#### Records for processing ####

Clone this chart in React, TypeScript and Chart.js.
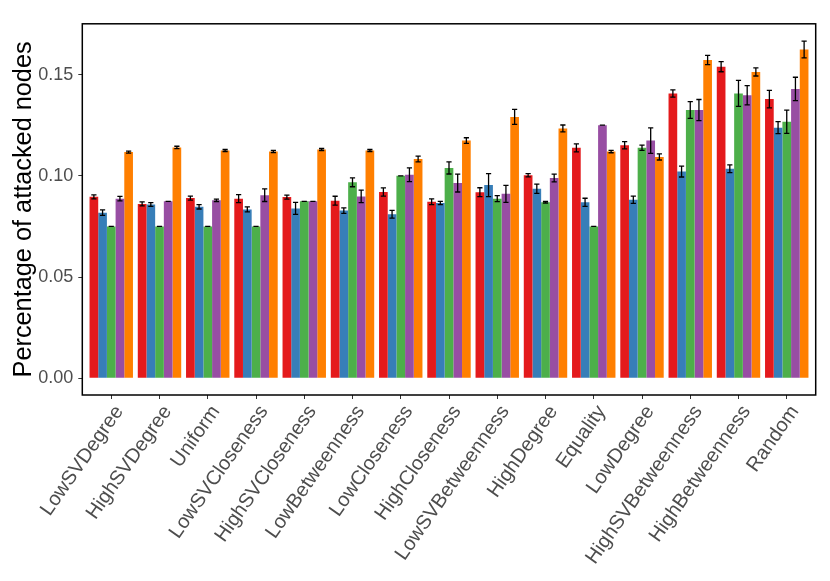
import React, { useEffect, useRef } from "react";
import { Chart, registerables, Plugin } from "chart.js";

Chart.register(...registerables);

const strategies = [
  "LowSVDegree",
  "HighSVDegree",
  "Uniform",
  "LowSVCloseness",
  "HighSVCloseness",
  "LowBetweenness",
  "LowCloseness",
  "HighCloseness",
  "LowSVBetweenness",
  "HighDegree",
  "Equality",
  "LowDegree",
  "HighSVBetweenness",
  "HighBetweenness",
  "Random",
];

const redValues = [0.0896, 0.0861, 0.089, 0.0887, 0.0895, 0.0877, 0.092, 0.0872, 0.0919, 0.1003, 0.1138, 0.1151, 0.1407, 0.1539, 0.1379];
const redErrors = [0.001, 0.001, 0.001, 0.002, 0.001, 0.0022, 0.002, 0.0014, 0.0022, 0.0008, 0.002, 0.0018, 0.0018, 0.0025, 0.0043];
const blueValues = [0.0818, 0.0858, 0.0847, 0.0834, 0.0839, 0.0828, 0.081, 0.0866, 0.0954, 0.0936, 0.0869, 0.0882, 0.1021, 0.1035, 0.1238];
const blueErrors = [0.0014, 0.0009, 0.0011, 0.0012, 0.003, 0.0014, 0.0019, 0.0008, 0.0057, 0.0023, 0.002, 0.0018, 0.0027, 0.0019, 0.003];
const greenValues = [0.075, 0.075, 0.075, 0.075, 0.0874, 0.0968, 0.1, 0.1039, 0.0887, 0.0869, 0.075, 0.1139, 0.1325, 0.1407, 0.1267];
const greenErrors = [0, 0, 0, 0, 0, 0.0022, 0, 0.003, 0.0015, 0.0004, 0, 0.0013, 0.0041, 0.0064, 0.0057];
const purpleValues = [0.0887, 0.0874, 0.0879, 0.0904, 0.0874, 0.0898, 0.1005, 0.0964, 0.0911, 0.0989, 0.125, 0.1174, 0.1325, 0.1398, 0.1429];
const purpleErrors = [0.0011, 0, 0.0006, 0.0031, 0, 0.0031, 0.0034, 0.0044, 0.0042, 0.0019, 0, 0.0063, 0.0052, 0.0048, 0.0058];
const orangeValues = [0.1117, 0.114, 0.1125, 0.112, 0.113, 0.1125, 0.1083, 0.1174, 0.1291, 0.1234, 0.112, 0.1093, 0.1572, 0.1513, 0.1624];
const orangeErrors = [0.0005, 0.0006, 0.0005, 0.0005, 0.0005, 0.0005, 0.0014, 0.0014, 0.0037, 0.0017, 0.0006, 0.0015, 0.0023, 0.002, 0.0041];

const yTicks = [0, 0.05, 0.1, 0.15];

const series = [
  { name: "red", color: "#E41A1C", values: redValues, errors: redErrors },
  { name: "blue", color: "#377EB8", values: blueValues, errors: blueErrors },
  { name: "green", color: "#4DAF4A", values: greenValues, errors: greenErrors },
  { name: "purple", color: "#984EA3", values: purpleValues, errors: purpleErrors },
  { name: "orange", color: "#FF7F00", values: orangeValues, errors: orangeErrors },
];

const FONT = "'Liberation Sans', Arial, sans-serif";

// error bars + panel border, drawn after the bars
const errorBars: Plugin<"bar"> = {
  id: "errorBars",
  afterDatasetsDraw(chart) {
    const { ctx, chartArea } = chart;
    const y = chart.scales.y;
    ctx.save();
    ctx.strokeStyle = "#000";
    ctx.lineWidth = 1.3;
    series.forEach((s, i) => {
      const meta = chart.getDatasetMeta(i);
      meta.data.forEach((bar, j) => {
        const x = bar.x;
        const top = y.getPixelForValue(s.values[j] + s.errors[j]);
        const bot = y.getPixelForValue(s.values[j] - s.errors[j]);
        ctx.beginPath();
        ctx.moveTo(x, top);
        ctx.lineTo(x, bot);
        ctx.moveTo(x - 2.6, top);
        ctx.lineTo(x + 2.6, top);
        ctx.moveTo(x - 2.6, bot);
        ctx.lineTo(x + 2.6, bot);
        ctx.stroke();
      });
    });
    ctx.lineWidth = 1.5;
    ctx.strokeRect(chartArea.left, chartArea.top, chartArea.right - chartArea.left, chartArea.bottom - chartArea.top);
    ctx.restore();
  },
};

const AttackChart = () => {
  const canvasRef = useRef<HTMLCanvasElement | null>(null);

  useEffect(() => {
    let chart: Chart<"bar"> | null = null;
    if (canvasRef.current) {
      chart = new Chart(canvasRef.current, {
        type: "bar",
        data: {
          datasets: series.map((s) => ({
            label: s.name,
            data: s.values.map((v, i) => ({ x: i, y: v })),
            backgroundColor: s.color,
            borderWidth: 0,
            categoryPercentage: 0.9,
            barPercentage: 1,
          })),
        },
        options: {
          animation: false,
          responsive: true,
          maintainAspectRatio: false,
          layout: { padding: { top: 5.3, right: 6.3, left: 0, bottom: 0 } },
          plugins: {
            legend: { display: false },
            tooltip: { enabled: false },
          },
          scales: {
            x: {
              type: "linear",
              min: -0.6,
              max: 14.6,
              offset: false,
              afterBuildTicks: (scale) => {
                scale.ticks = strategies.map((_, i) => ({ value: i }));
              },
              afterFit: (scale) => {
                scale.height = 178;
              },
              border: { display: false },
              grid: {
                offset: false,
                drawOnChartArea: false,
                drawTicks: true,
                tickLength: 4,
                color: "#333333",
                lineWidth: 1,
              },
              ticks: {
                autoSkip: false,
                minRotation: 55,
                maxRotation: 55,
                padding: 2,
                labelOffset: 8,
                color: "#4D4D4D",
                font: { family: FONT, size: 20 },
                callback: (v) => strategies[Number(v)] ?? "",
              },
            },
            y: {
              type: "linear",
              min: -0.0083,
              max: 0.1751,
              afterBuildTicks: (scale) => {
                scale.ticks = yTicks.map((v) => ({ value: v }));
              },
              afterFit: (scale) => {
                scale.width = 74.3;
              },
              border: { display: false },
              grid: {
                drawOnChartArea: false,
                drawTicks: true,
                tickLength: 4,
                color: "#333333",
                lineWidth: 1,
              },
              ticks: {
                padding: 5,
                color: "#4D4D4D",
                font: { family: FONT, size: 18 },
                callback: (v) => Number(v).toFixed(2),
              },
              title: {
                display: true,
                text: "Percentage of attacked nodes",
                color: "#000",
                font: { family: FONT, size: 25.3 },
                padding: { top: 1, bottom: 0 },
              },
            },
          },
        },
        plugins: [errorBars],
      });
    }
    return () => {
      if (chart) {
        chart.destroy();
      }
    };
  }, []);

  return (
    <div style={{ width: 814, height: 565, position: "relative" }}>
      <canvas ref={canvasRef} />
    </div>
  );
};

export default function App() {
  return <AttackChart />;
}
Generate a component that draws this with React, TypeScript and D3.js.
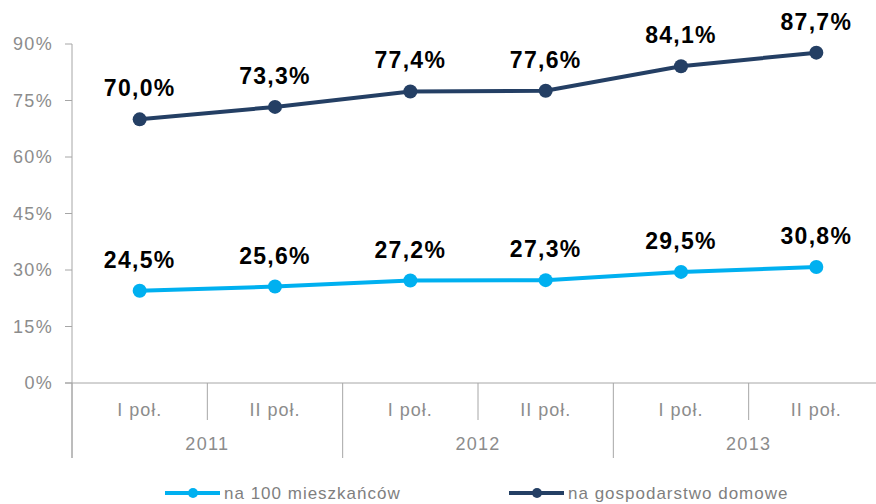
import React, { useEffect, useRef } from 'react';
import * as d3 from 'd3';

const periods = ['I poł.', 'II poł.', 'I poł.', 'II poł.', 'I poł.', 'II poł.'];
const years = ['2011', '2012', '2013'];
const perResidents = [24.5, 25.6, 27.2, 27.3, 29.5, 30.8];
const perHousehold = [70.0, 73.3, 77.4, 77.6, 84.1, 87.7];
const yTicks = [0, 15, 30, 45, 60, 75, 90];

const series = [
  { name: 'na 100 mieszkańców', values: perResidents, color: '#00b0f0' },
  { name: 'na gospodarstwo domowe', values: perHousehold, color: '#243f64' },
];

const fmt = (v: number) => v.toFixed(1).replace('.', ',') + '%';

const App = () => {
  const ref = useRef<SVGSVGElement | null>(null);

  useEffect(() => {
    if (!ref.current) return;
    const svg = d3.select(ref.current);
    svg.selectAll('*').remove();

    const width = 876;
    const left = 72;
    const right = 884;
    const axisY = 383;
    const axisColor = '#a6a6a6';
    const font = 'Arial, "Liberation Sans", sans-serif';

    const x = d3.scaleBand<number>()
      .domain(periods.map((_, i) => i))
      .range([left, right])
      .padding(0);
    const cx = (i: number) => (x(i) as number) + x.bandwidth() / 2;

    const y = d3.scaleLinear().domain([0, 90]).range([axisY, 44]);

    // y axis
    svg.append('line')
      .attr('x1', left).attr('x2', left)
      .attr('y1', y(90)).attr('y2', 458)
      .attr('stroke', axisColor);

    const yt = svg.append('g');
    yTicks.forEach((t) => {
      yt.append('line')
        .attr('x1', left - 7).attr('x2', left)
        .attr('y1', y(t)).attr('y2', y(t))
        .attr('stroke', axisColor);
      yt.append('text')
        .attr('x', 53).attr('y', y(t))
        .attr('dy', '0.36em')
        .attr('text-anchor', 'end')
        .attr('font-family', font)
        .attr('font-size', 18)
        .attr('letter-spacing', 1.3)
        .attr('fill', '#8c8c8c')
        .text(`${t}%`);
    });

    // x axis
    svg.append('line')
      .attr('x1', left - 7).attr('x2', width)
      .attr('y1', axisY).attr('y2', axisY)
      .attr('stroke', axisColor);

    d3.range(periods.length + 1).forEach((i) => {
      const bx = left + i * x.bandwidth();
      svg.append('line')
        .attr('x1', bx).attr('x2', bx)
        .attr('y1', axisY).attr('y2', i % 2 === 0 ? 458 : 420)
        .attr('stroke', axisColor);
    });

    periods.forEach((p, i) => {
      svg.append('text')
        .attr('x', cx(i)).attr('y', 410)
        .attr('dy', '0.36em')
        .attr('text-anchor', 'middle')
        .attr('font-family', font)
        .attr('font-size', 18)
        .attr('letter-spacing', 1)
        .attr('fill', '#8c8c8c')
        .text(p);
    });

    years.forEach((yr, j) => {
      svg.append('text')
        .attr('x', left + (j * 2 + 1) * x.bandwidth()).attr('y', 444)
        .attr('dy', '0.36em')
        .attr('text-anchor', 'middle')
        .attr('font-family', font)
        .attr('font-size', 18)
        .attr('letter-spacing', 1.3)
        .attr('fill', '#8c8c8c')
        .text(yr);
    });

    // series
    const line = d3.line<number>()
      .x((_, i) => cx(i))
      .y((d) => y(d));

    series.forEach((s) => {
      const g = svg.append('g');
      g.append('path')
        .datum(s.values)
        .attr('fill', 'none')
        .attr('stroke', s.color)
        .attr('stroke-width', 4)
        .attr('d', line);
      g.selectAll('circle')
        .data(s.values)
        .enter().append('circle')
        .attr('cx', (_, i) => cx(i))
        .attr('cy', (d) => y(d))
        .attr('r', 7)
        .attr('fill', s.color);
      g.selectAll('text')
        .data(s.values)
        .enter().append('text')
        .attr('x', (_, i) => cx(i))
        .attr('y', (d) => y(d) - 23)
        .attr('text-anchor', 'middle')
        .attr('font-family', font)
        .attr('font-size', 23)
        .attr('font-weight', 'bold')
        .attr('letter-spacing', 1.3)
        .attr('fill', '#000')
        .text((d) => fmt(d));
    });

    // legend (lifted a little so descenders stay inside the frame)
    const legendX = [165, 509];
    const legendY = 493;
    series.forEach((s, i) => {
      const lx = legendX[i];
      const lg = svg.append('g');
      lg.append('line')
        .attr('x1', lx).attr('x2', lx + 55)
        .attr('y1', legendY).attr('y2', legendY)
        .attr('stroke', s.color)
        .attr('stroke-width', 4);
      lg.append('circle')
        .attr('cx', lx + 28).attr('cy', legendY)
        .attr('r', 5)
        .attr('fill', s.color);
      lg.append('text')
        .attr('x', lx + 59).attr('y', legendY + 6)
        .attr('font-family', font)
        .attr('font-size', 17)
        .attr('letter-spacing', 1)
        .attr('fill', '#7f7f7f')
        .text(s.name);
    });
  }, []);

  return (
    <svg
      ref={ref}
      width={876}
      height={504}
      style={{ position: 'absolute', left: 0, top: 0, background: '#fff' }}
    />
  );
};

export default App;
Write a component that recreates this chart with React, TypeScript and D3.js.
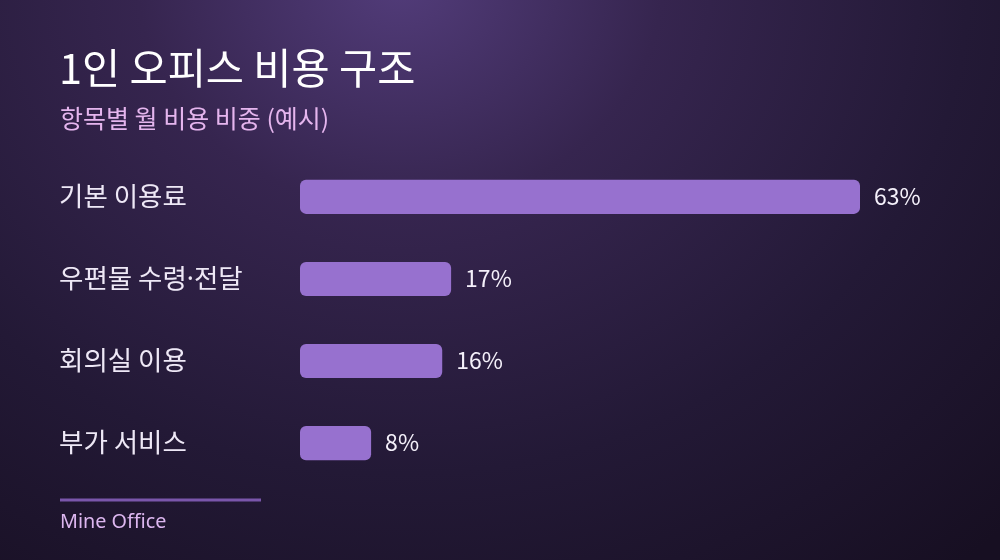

####

Where a line of the material above holds the string "this", copy that line.

Clone this chart in React, TypeScript and Chart.js.
Generate a component that draws this with React, TypeScript and D3.js.
Write a component that recreates this chart with React, TypeScript and D3.js.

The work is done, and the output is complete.